• What you should do: Output the material below unchanged, apart from leaving out the pictures.

[Source code of charts]
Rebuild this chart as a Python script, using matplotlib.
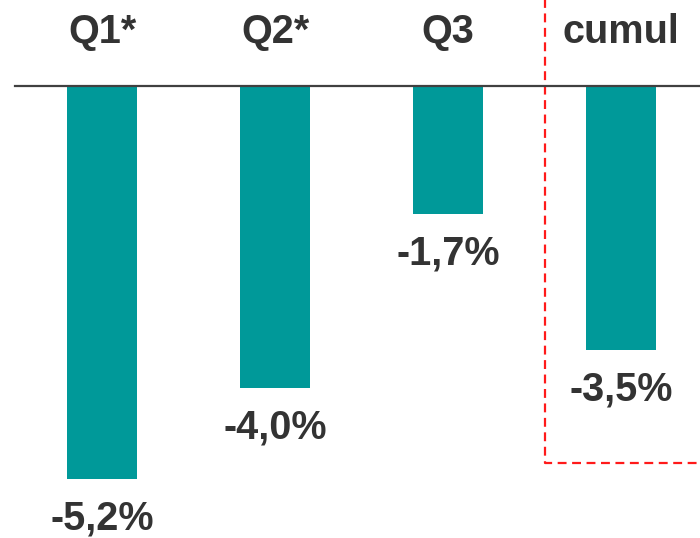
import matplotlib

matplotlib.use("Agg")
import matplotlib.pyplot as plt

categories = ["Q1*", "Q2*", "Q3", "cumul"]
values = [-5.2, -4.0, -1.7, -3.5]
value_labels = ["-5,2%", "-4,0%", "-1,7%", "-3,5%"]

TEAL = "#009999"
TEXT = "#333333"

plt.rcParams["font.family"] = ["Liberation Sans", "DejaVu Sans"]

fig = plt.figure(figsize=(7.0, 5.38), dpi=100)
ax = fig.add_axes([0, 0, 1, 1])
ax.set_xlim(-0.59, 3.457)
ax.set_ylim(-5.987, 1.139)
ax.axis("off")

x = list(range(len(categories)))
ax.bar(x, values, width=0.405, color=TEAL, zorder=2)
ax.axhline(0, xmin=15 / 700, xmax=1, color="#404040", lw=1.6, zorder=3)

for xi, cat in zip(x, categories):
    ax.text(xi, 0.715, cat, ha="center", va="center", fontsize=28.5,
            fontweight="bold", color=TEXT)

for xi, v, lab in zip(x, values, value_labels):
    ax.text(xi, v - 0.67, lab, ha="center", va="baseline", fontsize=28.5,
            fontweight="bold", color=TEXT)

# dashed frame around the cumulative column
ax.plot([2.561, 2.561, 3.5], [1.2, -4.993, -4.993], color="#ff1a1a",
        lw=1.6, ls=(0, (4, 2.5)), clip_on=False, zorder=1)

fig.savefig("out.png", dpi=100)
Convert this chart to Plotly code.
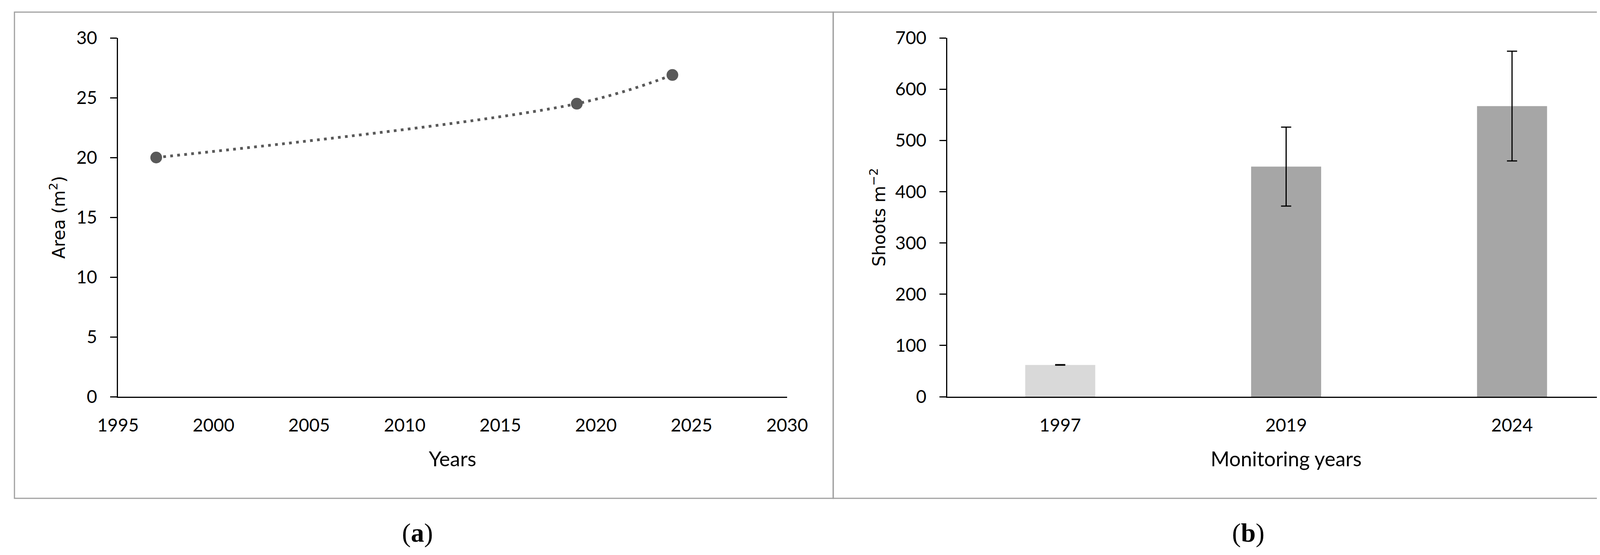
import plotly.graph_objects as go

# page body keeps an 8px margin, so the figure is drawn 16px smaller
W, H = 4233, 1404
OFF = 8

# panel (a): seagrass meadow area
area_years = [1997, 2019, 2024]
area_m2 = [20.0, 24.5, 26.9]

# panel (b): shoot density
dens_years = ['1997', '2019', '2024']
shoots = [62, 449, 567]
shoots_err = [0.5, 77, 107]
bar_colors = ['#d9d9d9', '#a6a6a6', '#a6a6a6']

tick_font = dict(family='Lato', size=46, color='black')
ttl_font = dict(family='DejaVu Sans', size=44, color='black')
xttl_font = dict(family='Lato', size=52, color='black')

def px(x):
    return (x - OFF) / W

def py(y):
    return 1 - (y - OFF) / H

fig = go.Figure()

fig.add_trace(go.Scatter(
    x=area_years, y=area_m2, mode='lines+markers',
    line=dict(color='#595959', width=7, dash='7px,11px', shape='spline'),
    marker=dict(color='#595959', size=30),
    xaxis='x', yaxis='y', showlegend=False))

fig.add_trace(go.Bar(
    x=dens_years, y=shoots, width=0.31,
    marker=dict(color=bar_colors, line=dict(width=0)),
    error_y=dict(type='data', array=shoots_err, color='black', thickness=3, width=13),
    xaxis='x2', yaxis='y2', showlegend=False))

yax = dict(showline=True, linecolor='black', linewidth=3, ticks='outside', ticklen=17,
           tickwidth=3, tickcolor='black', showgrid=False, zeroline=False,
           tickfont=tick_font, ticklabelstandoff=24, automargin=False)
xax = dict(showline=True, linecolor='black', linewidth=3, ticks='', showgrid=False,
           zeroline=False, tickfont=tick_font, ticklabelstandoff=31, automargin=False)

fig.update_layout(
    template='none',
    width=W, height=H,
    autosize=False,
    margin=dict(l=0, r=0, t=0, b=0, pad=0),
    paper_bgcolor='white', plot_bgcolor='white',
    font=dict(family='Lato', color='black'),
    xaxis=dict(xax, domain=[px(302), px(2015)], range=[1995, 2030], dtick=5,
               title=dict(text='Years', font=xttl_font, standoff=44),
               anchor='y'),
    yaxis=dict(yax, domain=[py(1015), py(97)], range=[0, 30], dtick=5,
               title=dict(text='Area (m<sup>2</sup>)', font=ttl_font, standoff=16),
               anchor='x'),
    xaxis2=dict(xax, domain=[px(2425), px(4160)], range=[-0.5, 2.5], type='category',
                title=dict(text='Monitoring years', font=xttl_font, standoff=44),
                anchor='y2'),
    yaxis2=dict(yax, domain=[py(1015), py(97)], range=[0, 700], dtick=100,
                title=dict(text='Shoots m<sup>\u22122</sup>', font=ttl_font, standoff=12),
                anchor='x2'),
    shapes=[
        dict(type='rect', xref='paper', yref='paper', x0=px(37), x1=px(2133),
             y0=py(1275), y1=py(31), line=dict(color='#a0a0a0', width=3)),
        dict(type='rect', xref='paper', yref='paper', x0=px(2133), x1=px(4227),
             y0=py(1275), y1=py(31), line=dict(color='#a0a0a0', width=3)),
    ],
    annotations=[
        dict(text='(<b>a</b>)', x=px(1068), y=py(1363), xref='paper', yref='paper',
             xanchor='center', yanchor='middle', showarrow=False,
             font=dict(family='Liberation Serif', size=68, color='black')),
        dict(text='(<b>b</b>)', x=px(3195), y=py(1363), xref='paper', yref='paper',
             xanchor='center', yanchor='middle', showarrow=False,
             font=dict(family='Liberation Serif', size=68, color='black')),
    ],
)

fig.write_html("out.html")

• Full response:
Rebuild this chart as a Python script, using matplotlib.
import matplotlib

matplotlib.use("Agg")
import matplotlib.pyplot as plt

categories = ["Q1*", "Q2*", "Q3", "cumul"]
values = [-5.2, -4.0, -1.7, -3.5]
value_labels = ["-5,2%", "-4,0%", "-1,7%", "-3,5%"]

TEAL = "#009999"
TEXT = "#333333"

plt.rcParams["font.family"] = ["Liberation Sans", "DejaVu Sans"]

fig = plt.figure(figsize=(7.0, 5.38), dpi=100)
ax = fig.add_axes([0, 0, 1, 1])
ax.set_xlim(-0.59, 3.457)
ax.set_ylim(-5.987, 1.139)
ax.axis("off")

x = list(range(len(categories)))
ax.bar(x, values, width=0.405, color=TEAL, zorder=2)
ax.axhline(0, xmin=15 / 700, xmax=1, color="#404040", lw=1.6, zorder=3)

for xi, cat in zip(x, categories):
    ax.text(xi, 0.715, cat, ha="center", va="center", fontsize=28.5,
            fontweight="bold", color=TEXT)

for xi, v, lab in zip(x, values, value_labels):
    ax.text(xi, v - 0.67, lab, ha="center", va="baseline", fontsize=28.5,
            fontweight="bold", color=TEXT)

# dashed frame around the cumulative column
ax.plot([2.561, 2.561, 3.5], [1.2, -4.993, -4.993], color="#ff1a1a",
        lw=1.6, ls=(0, (4, 2.5)), clip_on=False, zorder=1)

fig.savefig("out.png", dpi=100)
Convert this chart to Plotly code.
import plotly.graph_objects as go

# page body keeps an 8px margin, so the figure is drawn 16px smaller
W, H = 4233, 1404
OFF = 8

# panel (a): seagrass meadow area
area_years = [1997, 2019, 2024]
area_m2 = [20.0, 24.5, 26.9]

# panel (b): shoot density
dens_years = ['1997', '2019', '2024']
shoots = [62, 449, 567]
shoots_err = [0.5, 77, 107]
bar_colors = ['#d9d9d9', '#a6a6a6', '#a6a6a6']

tick_font = dict(family='Lato', size=46, color='black')
ttl_font = dict(family='DejaVu Sans', size=44, color='black')
xttl_font = dict(family='Lato', size=52, color='black')

def px(x):
    return (x - OFF) / W

def py(y):
    return 1 - (y - OFF) / H

fig = go.Figure()

fig.add_trace(go.Scatter(
    x=area_years, y=area_m2, mode='lines+markers',
    line=dict(color='#595959', width=7, dash='7px,11px', shape='spline'),
    marker=dict(color='#595959', size=30),
    xaxis='x', yaxis='y', showlegend=False))

fig.add_trace(go.Bar(
    x=dens_years, y=shoots, width=0.31,
    marker=dict(color=bar_colors, line=dict(width=0)),
    error_y=dict(type='data', array=shoots_err, color='black', thickness=3, width=13),
    xaxis='x2', yaxis='y2', showlegend=False))

yax = dict(showline=True, linecolor='black', linewidth=3, ticks='outside', ticklen=17,
           tickwidth=3, tickcolor='black', showgrid=False, zeroline=False,
           tickfont=tick_font, ticklabelstandoff=24, automargin=False)
xax = dict(showline=True, linecolor='black', linewidth=3, ticks='', showgrid=False,
           zeroline=False, tickfont=tick_font, ticklabelstandoff=31, automargin=False)

fig.update_layout(
    template='none',
    width=W, height=H,
    autosize=False,
    margin=dict(l=0, r=0, t=0, b=0, pad=0),
    paper_bgcolor='white', plot_bgcolor='white',
    font=dict(family='Lato', color='black'),
    xaxis=dict(xax, domain=[px(302), px(2015)], range=[1995, 2030], dtick=5,
               title=dict(text='Years', font=xttl_font, standoff=44),
               anchor='y'),
    yaxis=dict(yax, domain=[py(1015), py(97)], range=[0, 30], dtick=5,
               title=dict(text='Area (m<sup>2</sup>)', font=ttl_font, standoff=16),
               anchor='x'),
    xaxis2=dict(xax, domain=[px(2425), px(4160)], range=[-0.5, 2.5], type='category',
                title=dict(text='Monitoring years', font=xttl_font, standoff=44),
                anchor='y2'),
    yaxis2=dict(yax, domain=[py(1015), py(97)], range=[0, 700], dtick=100,
                title=dict(text='Shoots m<sup>\u22122</sup>', font=ttl_font, standoff=12),
                anchor='x2'),
    shapes=[
        dict(type='rect', xref='paper', yref='paper', x0=px(37), x1=px(2133),
             y0=py(1275), y1=py(31), line=dict(color='#a0a0a0', width=3)),
        dict(type='rect', xref='paper', yref='paper', x0=px(2133), x1=px(4227),
             y0=py(1275), y1=py(31), line=dict(color='#a0a0a0', width=3)),
    ],
    annotations=[
        dict(text='(<b>a</b>)', x=px(1068), y=py(1363), xref='paper', yref='paper',
             xanchor='center', yanchor='middle', showarrow=False,
             font=dict(family='Liberation Serif', size=68, color='black')),
        dict(text='(<b>b</b>)', x=px(3195), y=py(1363), xref='paper', yref='paper',
             xanchor='center', yanchor='middle', showarrow=False,
             font=dict(family='Liberation Serif', size=68, color='black')),
    ],
)

fig.write_html("out.html")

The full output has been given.